Functionalities Impacted

During that period the following functionalities were impacted: 

  • Login functionality to SIGHT
  • Login functionality to RISE

All remaining functionalities of the Inspectorio platform were not impacted by this incident including the live chat support channel. There were no data loss or corruption.

Incident Monitoring

During the incident period our logging system registered a spike of 100% CPU utilization of our Redis Memory Store from 01:00 UTC which last till 02:40 UTC and caused Service Unavailability errors.

Incident Cause Overview

The incident was caused by the issue in the latest optimization functionality released for Rise product (to prevent duplicate update request of an organization integration request). As soon as we started to receive a batch update to the Rise via Direct API it led to the 100% CPU utilization of our Redis Memory store which triggered deterioration of Redis availability for the Platform services in part of authorization and authentication. 

Incident Recovery

When our team identified the outage of the Authorization & Authentication components through our internal monitoring system, we pinpointed the Redis service component to be the origin of the issue. We first attempt to scale up the Redis and trigger the vertical scaling of this service. We recognized that action had no impact on CPU usage improvements.
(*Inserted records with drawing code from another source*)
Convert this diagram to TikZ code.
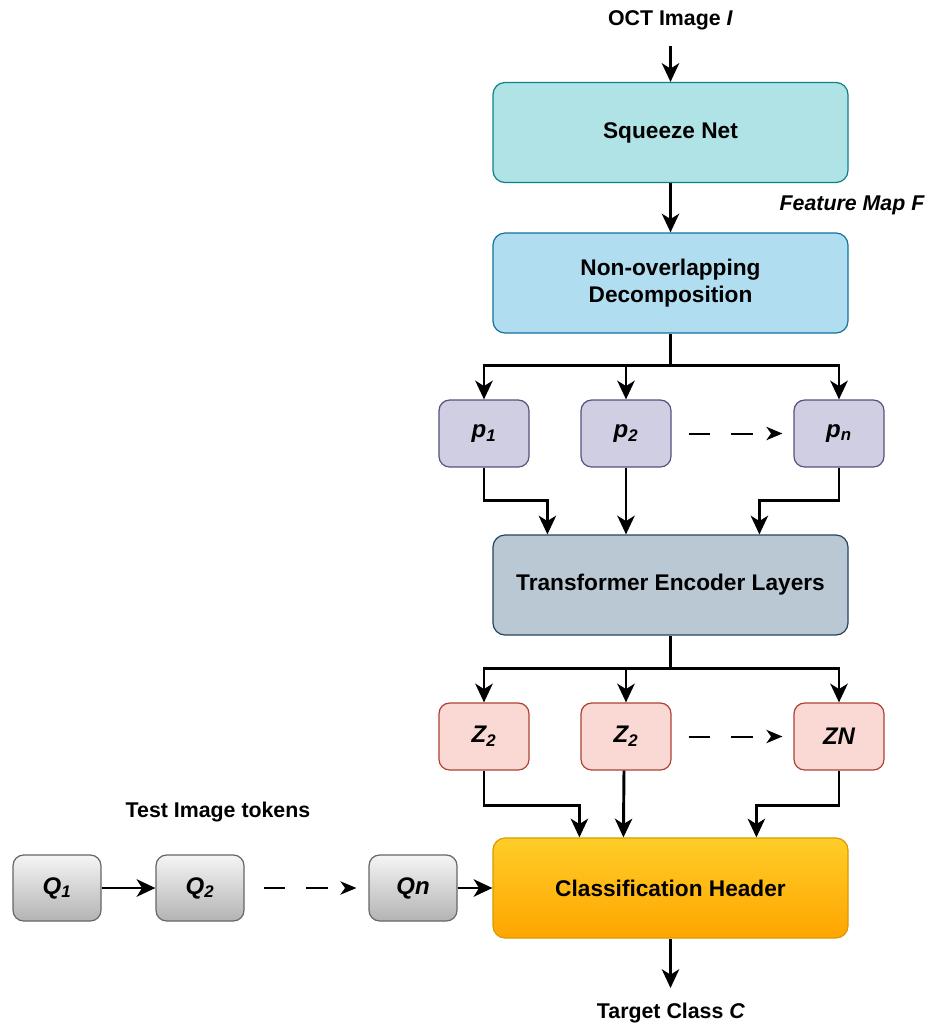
\documentclass[tikz,border=0pt]{standalone}
\usepackage{fontspec}
\setmainfont{Liberation Sans}
\usetikzlibrary{arrows.meta,calc,shadings}

\definecolor{sqfill}{HTML}{B0E3E6}\definecolor{sqline}{HTML}{0E8088}
\definecolor{dcfill}{HTML}{B1DDF0}\definecolor{dcline}{HTML}{10739E}
\definecolor{pfill}{HTML}{D0CEE2}\definecolor{pline}{HTML}{56517E}
\definecolor{trfill}{HTML}{BAC8D3}\definecolor{trline}{HTML}{23445D}
\definecolor{zfill}{HTML}{FAD9D5}\definecolor{zline}{HTML}{AE4132}
\definecolor{clstop}{HTML}{FFCD28}\definecolor{clsbot}{HTML}{FFA500}\definecolor{clsline}{HTML}{D79B00}
\definecolor{qtop}{HTML}{F5F5F5}\definecolor{qbot}{HTML}{B3B3B3}\definecolor{qline}{HTML}{666666}

\begin{document}
\begin{tikzpicture}[x=0.75pt,y=-0.75pt,
  box/.style={draw, rounded corners=9pt, line width=0.9pt, align=center,
              font=\fontsize{17}{20}\selectfont\bfseries, inner sep=0pt},
  wide/.style={box, minimum width=266.25pt, minimum height=75pt},
  tok/.style={box, minimum width=67.5pt, minimum height=50.25pt, rounded corners=8pt,
              font=\fontsize{18}{20}\selectfont\bfseries\itshape},
  qtok/.style={box, minimum width=66pt, minimum height=49.5pt, rounded corners=8pt,
              top color=qtop, bottom color=qbot, draw=qline,
              font=\fontsize{18}{20}\selectfont\bfseries\itshape},
  link/.style={line width=2.2pt},
  arr/.style={link, -{Stealth[length=14pt,width=13pt,inset=4pt]}},
  dash arrow/.style={line width=1.5pt, dash pattern=on 16pt off 16pt,
              -{Stealth[length=12pt,width=10pt,inset=3.5pt]}},
  lbl/.style={font=\fontsize{16}{19}\selectfont\bfseries}
]
\useasboundingbox (0,0) rectangle (936,1026);

% main column
\node[wide, fill=sqfill, draw=sqline] (sq) at (670.5,132.5) {Squeeze Net};
\node[wide, fill=dcfill, draw=dcline] (dc) at (670.5,283) {Non-overlapping\\Decomposition};
\node[wide, fill=trfill, draw=trline] (tr) at (670.5,585) {Transformer Encoder Layers};
\node[wide, top color=clstop, bottom color=clsbot, draw=clsline] (cls) at (670.5,888) {Classification Header};

% patch tokens
\node[tok, fill=pfill, draw=pline] (p1) at (484,433.5) {p\textsubscript{1}};
\node[tok, fill=pfill, draw=pline] (p2) at (626,433.5) {p\textsubscript{2}};
\node[tok, fill=pfill, draw=pline] (pn) at (839,433.5) {p\textsubscript{n}};

% encoded tokens
\node[tok, fill=zfill, draw=zline] (z1) at (484,736.5) {Z\textsubscript{2}};
\node[tok, fill=zfill, draw=zline] (z2) at (626,736.5) {Z\textsubscript{2}};
\node[tok, fill=zfill, draw=zline] (zn) at (839,736.5) {ZN};

% test image tokens
\node[qtok] (q1) at (57,888) {Q\textsubscript{1}};
\node[qtok] (q2) at (200,888) {Q\textsubscript{2}};
\node[qtok] (qn) at (413,888) {Qn};

% labels
\node[lbl] (oct) at (670.5,20) {OCT Image \textit{I}};
\node[lbl, font=\fontsize{16}{19}\selectfont\bfseries\itshape] (fmap) at (852,205) {Feature Map F};
\node[lbl] (tgt) at (671,1013) {Target Class \textit{C}};
\node[lbl] (tit) at (218,812) {Test Image tokens};

\coordinate (in) at (670.5,46);
\coordinate (out) at (670.5,988);

% vertical flow
\draw[arr] (in) -- (sq.north);
\draw[arr] (sq.south) -- (dc.north);
\draw[arr] (cls.south) -- (out);

% decomposition into patches
\coordinate (s1) at ($(dc.south)+(0,32)$);
\draw[arr] (dc.south) -- (s1) -| (p1.north);
\draw[arr] (s1) -| (pn.north);
\draw[arr] (s1 -| p2.north) -- (p2.north);
\draw[dash arrow] ($(p2.east)+(17,0)$) -- ($(pn.west)+(-11,0)$);

% patches into encoder
\draw[arr] (p1.south) -- ++(0,33) -| ($(tr.north west)+(55,0)$);
\draw[arr] (p2.south) -- (p2.south |- tr.north);
\draw[arr] (pn.south) -- ++(0,33) -| ($(tr.north west)+(267,0)$);

% encoder outputs
\coordinate (s2) at ($(tr.south)+(0,33)$);
\draw[arr] (tr.south) -- (s2) -| (z1.north);
\draw[arr] (s2) -| (zn.north);
\draw[arr] (s2 -| z2.north) -- (z2.north);
\draw[dash arrow] ($(z2.east)+(17,0)$) -- ($(zn.west)+(-11,0)$);

% encoded tokens into classifier
\draw[arr] (z1.south) -- ++(0,35) -| ($(cls.north west)+(87,0)$);
\draw[arr] ($(z2.south)+(-2,0)$) -- ($(cls.north west)+(131,0)$);
\draw[arr] (zn.south) -- ++(0,35) -| ($(cls.north west)+(264,0)$);

% test tokens into classifier
\draw[arr] (q1.east) -- (q2.west);
\draw[dash arrow] ($(q2.east)+(19,0)$) -- ($(qn.west)+(-12,0)$);
\draw[arr] (qn.east) -- (qn.east -| cls.west);
\end{tikzpicture}
\end{document}
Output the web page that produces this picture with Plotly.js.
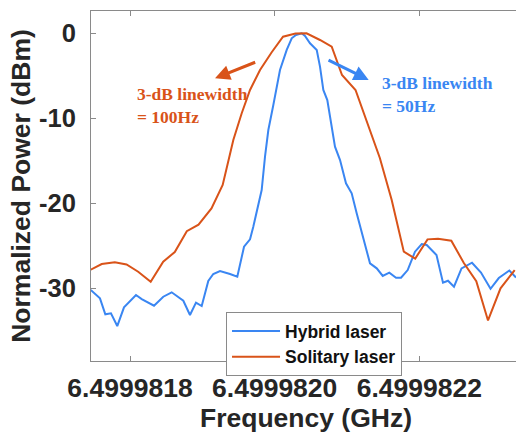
<!DOCTYPE html>
<html>
<head>
<meta charset="utf-8">
<script src="https://cdn.plot.ly/plotly-3.0.1.min.js"></script>
<style>
html,body{margin:0;padding:0;overflow:hidden;background:#fff;}
#chart{width:522px;height:434px;}
</style>
</head>
<body>
<div id="chart"></div>
<script>
// Frequency in GHz, power in dBm (normalized)
const hybridFreq = [
  6.4999817457, 6.4999817585, 6.4999817659, 6.4999817737, 6.4999817824, 6.4999817917,
  6.4999818083, 6.4999818162, 6.4999818332, 6.4999818460, 6.4999818576, 6.4999818737,
  6.4999818829, 6.4999818912, 6.4999818991, 6.4999819082, 6.4999819151, 6.4999819244,
  6.4999819382, 6.4999819483, 6.4999819576, 6.4999819659, 6.4999819704, 6.4999819742,
  6.4999819820, 6.4999819866, 6.4999819912, 6.4999819981, 6.4999820073, 6.4999820166,
  6.4999820235, 6.4999820294, 6.4999820373, 6.4999820419, 6.4999820488, 6.4999820581,
  6.4999820626, 6.4999820672, 6.4999820727, 6.4999820833, 6.4999820903, 6.4999820985,
  6.4999821064, 6.4999821133, 6.4999821317, 6.4999821410, 6.4999821493, 6.4999821584,
  6.4999821677, 6.4999821746, 6.4999821838, 6.4999821939, 6.4999822032, 6.4999822101,
  6.4999822236, 6.4999822326, 6.4999822395, 6.4999822478, 6.4999822582, 6.4999822727,
  6.4999822851, 6.4999822983, 6.4999823097, 6.4999823243, 6.4999823335
];
const hybridPower = [
  -30.20, -31.18, -33.06, -32.94, -34.44, -32.24,
  -30.79, -31.26, -32.05, -30.99, -30.47, -31.46,
  -33.14, -31.69, -32.08, -29.14, -28.32, -27.96,
  -28.32, -28.64, -25.11, -24.24, -22.75, -21.38,
  -18.44, -14.52, -11.38, -8.44, -4.32, -1.96,
  -0.59, -0.20, 0.00, -0.32, -1.18, -1.96,
  -3.93, -6.67, -7.85, -13.34, -14.91, -17.65,
  -18.82, -21.18, -27.06, -27.65, -28.55, -28.16,
  -28.75, -28.75, -27.85, -25.69, -24.79, -24.91,
  -26.08, -29.34, -29.11, -29.81, -27.65, -26.99,
  -28.14, -30.05, -28.79, -27.91, -28.73
];
const solitaryFreq = [
  6.4999817457, 6.4999817609, 6.4999817790, 6.4999817952, 6.4999818113, 6.4999818286,
  6.4999818459, 6.4999818619, 6.4999818785, 6.4999818947, 6.4999819126, 6.4999819281,
  6.4999819428, 6.4999819544, 6.4999819659, 6.4999819797, 6.4999819956, 6.4999820115,
  6.4999820287, 6.4999820440, 6.4999820626, 6.4999820788, 6.4999820930, 6.4999821117,
  6.4999821453, 6.4999821617, 6.4999821784, 6.4999821942, 6.4999822112, 6.4999822257,
  6.4999822441, 6.4999822614, 6.4999822786, 6.4999822948, 6.4999823121, 6.4999823317
];
const solitaryPower = [
  -27.81, -27.14, -26.94, -27.20, -28.05, -29.22,
  -26.87, -25.73, -23.28, -22.52, -20.61, -17.85,
  -12.55, -9.41, -6.67, -4.32, -2.26, -0.40,
  -0.02, 0.00, -0.79, -1.58, -4.91, -6.67,
  -14.67, -19.61, -25.69, -26.51, -24.24, -24.16,
  -24.40, -27.02, -29.16, -33.78, -30.00, -27.85
];
const seriesNames = ['Hybrid laser', 'Solitary laser'];
const xTickVals = [6.4999818, 6.4999820, 6.4999822];
const xTickText = ['6.4999818', '6.4999820', '6.4999822'];
const yTickVals = [0, -10, -20, -30];
const yTickText = ['0', '-10', '-20', '-30'];

const BLUE = '#3A86F2';
const ORANGE = '#D95319';
const AXIS = '#8a8a8a';
const TXT = '#262626';
const SANS = 'Liberation Sans, Arial, sans-serif';
const SERIF = 'Liberation Serif, Times New Roman, serif';

const traces = [
  {x: hybridFreq, y: hybridPower, name: seriesNames[0], type: 'scatter', mode: 'lines',
   line: {color: BLUE, width: 2}},
  {x: solitaryFreq, y: solitaryPower, name: seriesNames[1], type: 'scatter', mode: 'lines',
   line: {color: ORANGE, width: 2}}
];

const layout = {
  width: 522, height: 434,
  margin: {l: 91, r: 1, t: 11, b: 73},
  paper_bgcolor: '#fff', plot_bgcolor: '#fff',
  showlegend: true,
  legend: {
    x: 0.314, y: 0.14, xanchor: 'left', yanchor: 'top',
    bgcolor: '#fff', bordercolor: AXIS, borderwidth: 1,
    font: {family: SANS, size: 17.5, color: '#111', weight: 'bold'},
    itemwidth: 48, tracegroupgap: 0
  },
  xaxis: {
    range: [6.4999817461, 6.4999823404],
    tickvals: xTickVals, ticktext: xTickText,
    ticks: 'inside', ticklen: 5, tickcolor: AXIS, tickwidth: 1,
    showline: true, linecolor: AXIS, linewidth: 1, mirror: 'ticks',
    showgrid: false, zeroline: false,
    tickfont: {family: SANS, size: 26.5, color: TXT, weight: 'bold'},
    ticklabelstandoff: 3,
    title: {text: 'Frequency (GHz)', font: {family: SANS, size: 26.5, color: TXT, weight: 'bold'}, standoff: 4}
  },
  yaxis: {
    range: [-38.55, 2.62],
    tickvals: yTickVals, ticktext: yTickText,
    ticks: 'inside', ticklen: 5, tickcolor: AXIS, tickwidth: 1,
    showline: true, linecolor: AXIS, linewidth: 1, mirror: 'ticks',
    showgrid: false, zeroline: false,
    tickfont: {family: SANS, size: 25.5, color: TXT, weight: 'bold'},
    ticklabelstandoff: 9,
    title: {text: 'Normalized Power (dBm)', font: {family: SANS, size: 26.5, color: TXT, weight: 'bold'}, standoff: 0}
  },
  annotations: [
    {xref: 'x', yref: 'y', x: 6.4999818069, y: -8.55, xanchor: 'left', yanchor: 'middle', align: 'left',
     text: '3-dB linewidth<br>= 100Hz', showarrow: false,
     font: {family: SERIF, size: 17.5, color: ORANGE, weight: 'bold'}},
    {xref: 'x', yref: 'y', x: 6.4999821455, y: -7.26, xanchor: 'left', yanchor: 'middle', align: 'left',
     text: '3-dB linewidth<br>= 50Hz', showarrow: false,
     font: {family: SERIF, size: 17.5, color: BLUE, weight: 'bold'}},
    {xref: 'x', yref: 'y', axref: 'x', ayref: 'y', x: 6.4999819175, y: -5.29, ax: 6.4999819751, ay: -3.34,
     text: '', showarrow: true, arrowhead: 2, arrowsize: 1, arrowwidth: 3, arrowcolor: ORANGE, standoff: 0},
    {xref: 'x', yref: 'y', axref: 'x', ayref: 'y', x: 6.4999821299, y: -5.49, ax: 6.4999820723, ay: -3.06,
     text: '', showarrow: true, arrowhead: 2, arrowsize: 1, arrowwidth: 3, arrowcolor: BLUE, standoff: 0}
  ]
};

Plotly.newPlot('chart', traces, layout, {displayModeBar: false, staticPlot: true});
</script>
</body>
</html>
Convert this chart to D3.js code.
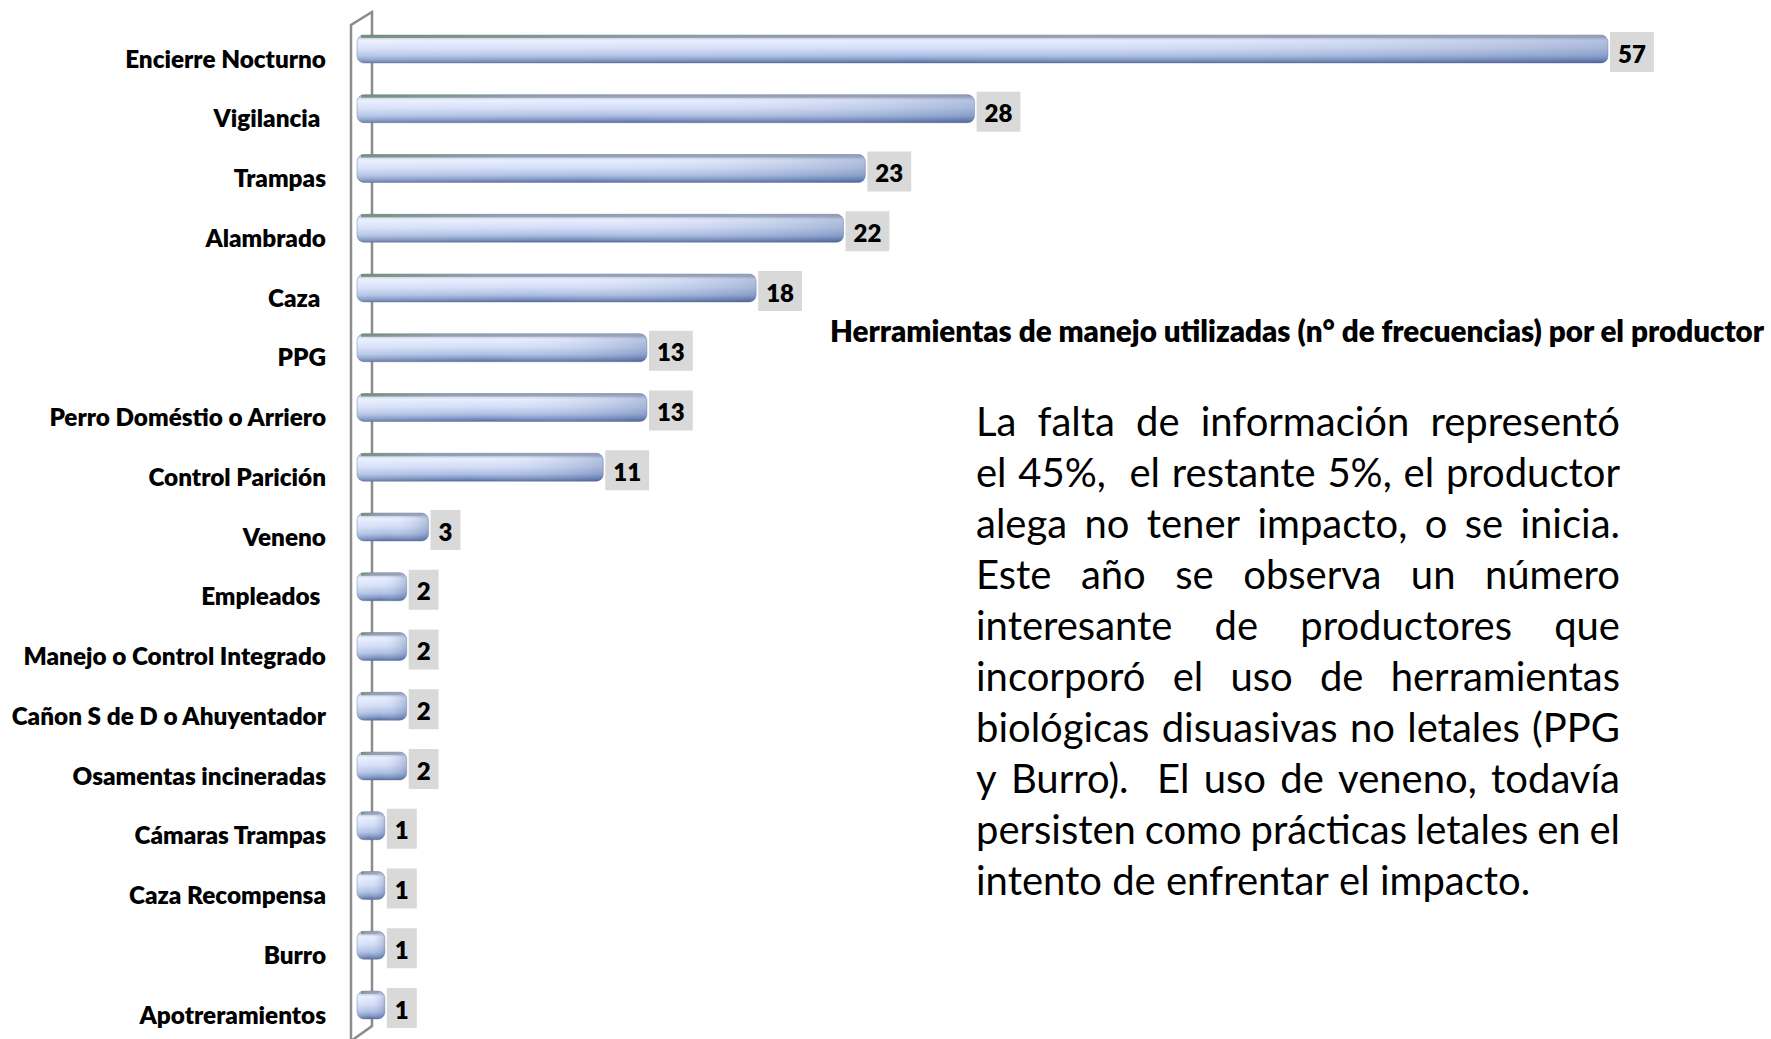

As per our protocol, we performed a rollback of the latest release of Rise functionality to the previous version. This resolved the issue and Redis CPU and other parameters were all back to normal. The QA team performed a full check of the Sight & Rise functionality and confirmed full recovery of the Platform.

Improvement Action Plan

We aim to implement following actions to prevent such incidents and minimize & mitigate possible risks as consequences:

  1. Set up a topology of Redis isolated instances to improve stability and high availability of the system as an outage resilience configuration
  2. Deprecate Direct API usage as it has significantly less advanced performance control functionality and might impact our internal services directly. Should ask our clients to plan migration to Integration API solution (complete for Sight but still used for Rise)
Posted Dec 17, 2020 - 14:13 UTC

Resolved
This incident has been resolved.
Posted Dec 17, 2020 - 02:40 UTC
Identified
The issue is identified. Team is working on a fix
Posted Dec 17, 2020 - 01:00 UTC
This incident affected: Rise (Integration API, Mobile API, Web).